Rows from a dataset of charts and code
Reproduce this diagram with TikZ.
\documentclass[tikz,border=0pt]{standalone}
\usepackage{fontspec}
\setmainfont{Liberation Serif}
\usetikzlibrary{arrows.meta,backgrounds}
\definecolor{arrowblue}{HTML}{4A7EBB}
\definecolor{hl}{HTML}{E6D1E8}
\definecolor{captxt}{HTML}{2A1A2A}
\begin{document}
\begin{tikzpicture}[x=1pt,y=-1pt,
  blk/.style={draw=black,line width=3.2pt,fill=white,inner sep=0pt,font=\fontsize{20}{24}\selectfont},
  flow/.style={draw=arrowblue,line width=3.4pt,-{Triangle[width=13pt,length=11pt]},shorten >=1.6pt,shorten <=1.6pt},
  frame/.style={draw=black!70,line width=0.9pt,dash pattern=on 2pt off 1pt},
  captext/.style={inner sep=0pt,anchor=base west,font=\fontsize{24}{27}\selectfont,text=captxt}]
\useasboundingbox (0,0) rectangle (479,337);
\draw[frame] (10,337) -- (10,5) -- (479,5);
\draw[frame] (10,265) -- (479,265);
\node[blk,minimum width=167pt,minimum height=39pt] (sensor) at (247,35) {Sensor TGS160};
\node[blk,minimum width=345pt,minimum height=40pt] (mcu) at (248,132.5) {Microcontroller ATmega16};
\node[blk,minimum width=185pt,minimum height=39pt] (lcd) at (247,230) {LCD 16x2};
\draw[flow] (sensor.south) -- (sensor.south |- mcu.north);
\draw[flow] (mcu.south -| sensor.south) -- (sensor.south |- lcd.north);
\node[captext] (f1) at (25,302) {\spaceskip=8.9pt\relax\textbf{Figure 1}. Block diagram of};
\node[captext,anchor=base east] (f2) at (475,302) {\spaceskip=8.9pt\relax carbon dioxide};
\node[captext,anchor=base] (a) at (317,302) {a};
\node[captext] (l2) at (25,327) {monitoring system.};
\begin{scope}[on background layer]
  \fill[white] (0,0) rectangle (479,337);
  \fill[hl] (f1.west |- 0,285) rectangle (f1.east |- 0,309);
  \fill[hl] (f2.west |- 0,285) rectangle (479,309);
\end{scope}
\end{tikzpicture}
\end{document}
...
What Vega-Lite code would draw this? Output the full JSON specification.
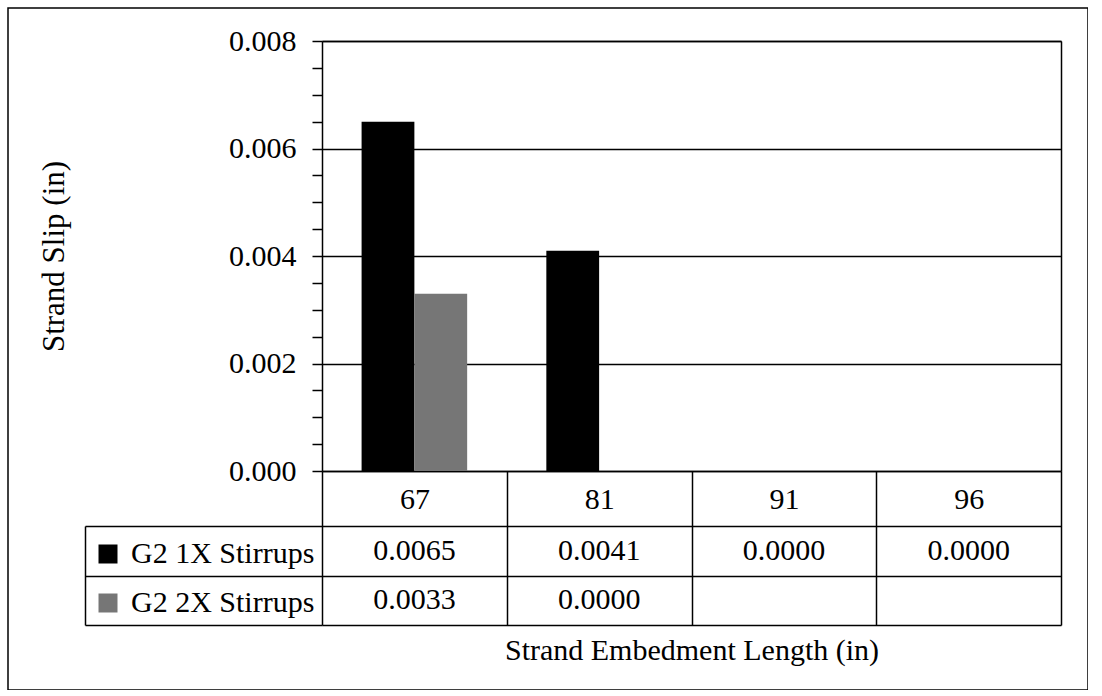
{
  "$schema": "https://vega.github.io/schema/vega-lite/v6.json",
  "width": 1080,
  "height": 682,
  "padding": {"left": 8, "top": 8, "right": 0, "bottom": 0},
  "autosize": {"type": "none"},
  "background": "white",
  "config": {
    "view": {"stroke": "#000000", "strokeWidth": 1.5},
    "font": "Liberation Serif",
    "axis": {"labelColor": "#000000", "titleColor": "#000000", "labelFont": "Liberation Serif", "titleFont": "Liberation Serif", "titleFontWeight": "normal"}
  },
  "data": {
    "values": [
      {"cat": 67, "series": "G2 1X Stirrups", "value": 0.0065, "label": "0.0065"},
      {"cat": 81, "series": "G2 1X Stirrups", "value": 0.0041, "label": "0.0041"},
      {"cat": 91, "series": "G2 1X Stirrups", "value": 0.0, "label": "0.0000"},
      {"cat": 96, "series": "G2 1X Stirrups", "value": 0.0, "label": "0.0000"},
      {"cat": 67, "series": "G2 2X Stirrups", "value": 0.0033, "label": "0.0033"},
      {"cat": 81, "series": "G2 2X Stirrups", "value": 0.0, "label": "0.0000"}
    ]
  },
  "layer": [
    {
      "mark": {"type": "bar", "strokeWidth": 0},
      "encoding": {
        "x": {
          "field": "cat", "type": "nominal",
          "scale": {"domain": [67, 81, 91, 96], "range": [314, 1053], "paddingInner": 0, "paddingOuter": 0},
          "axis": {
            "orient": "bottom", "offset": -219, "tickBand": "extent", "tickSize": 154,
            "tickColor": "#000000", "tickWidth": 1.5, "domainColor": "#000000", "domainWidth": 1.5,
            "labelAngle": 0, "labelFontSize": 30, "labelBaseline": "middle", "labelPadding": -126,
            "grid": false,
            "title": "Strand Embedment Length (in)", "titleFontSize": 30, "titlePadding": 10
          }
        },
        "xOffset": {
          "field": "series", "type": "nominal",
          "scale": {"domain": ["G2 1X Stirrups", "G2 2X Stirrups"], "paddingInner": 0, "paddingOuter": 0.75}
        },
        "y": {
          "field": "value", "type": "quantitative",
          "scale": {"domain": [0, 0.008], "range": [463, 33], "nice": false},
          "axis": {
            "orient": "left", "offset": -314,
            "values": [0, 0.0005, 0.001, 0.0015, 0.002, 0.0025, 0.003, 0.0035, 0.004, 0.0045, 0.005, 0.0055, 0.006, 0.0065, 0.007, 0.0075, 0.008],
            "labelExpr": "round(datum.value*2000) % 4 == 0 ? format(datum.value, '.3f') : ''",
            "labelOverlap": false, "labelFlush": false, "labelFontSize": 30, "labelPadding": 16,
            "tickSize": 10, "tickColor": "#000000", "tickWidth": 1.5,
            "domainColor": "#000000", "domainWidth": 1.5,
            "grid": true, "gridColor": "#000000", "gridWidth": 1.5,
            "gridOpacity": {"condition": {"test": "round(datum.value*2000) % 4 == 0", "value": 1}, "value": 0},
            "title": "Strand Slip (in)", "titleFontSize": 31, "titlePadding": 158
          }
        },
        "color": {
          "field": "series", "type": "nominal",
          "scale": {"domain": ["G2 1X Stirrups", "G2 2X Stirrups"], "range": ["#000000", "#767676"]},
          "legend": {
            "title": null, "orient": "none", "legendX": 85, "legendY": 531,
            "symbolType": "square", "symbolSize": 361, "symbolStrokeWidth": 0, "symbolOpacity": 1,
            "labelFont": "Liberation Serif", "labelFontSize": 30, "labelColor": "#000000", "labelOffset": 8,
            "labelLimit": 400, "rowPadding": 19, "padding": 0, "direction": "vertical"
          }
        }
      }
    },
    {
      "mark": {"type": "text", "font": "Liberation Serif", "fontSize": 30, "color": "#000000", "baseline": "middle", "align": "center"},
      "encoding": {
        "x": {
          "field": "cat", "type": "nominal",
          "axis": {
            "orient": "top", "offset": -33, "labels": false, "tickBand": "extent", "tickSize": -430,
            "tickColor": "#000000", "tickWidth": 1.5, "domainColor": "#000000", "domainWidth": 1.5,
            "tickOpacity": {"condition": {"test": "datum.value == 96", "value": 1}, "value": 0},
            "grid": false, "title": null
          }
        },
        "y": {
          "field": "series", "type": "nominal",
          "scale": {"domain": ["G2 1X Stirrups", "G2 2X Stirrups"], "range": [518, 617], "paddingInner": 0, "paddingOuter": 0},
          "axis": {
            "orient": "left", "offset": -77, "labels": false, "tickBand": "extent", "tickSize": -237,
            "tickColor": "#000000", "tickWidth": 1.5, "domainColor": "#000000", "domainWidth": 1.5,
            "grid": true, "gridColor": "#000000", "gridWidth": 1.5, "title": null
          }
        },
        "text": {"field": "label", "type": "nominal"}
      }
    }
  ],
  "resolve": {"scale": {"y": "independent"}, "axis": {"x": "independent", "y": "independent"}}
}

*Directions*
Select every line above that contains the word "this", and copy it.

*Completed exercise*
Reproduce this diagram with TikZ.
What Vega-Lite code would draw this? Output the full JSON specification.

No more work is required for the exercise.